VW Credit, the wholly owned subsidiary of Volkswagen Group of America, is sponsoring a $1.2 billion securitization of prime auto loan receivables based on a higher percentage leases with longer terms, but also has higher weighted average (WA) FICO scores.
Fitch Ratings analysts say the deal, Volkswagen Auto Loan Enhanced Trust (VALET) 2023-1, references two potential pools of collateral, one $1.4 billion and another $1.7 billion, that are materially similar in their main collateral quality and credit enhancement characteristics.
Bank of America, Citigroup Global Markets, TD Securities, and Wells Fargo Securities are managers on the deal, which will issue mostly fixed-rate notes, according to the Asset Securitization Report's deal database. Fitch notes that BofA Securities is the lead underwriter on the deal.

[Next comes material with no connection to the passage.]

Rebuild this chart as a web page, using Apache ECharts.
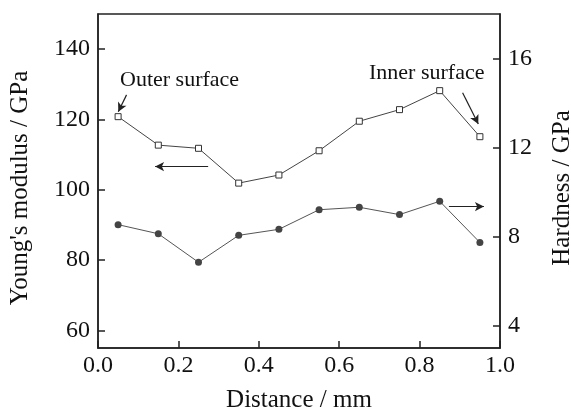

The A-2-A notes will also issue fixed, but a 'B' sub-tranche could issue floating rate notes. The notes have expected final maturity dates ranging from June 20, 2024 through Jan. 22, 2023.
S&P Global Ratings, which also expects to place ratings on the notes, noted several structural and collateral changes from the previous transaction, the 2021-1. For one, the deal has a 9.25% discount rate on the yield supplement overcollateralization amount (YSOA), a, liquidity risk mitigation tool, which is significantly higher than the 4.00% from the 2021-1 transaction, the rating agency said. In another change, the initial YSOA as a percentage of the initial adjusted pool balance increased to approximately 10.46%, up from 3.26%, and initial overcollateralization decreased slightly to 3.00%, from 4.00%.
As for changes in the collateral pool, S&P noted that VALET 2023-1 has an original term to maturity of 12 to 75 months for its collateralized loans, which is slightly longer than the 12 to 72 months in previous VALET transactions. The deal will include about 3.0% of 75-month original term loans, the rating agency said.
In another change, the collateral has a weighted average (WA) FICO score of 768, a slight increase from 777. By another WA measure, the loan seasoning decreased to 9.7 months from 10.3 months.
As for the balance of vehicle manufacturers in the deal, used vehicles decreased to about 30.8% of the pool, compared with 44.4%. That is not the only element that was bumped up: Audis account for 66.5% of the pool, up from 50.0%, according to S&P. Fitch regards the increase in new vehicles, to almost 70% of the pool, as a positive credit rating driver.
Fitch expects to assign ratings of 'F1+' on the $245 million, class A-1 notes; and then 'AAA' on classes A-2-A through A-4. For its part, S&P expects to assign 'A-1+' on the class A-1 notes; and 'AAA' on the rest of the classes.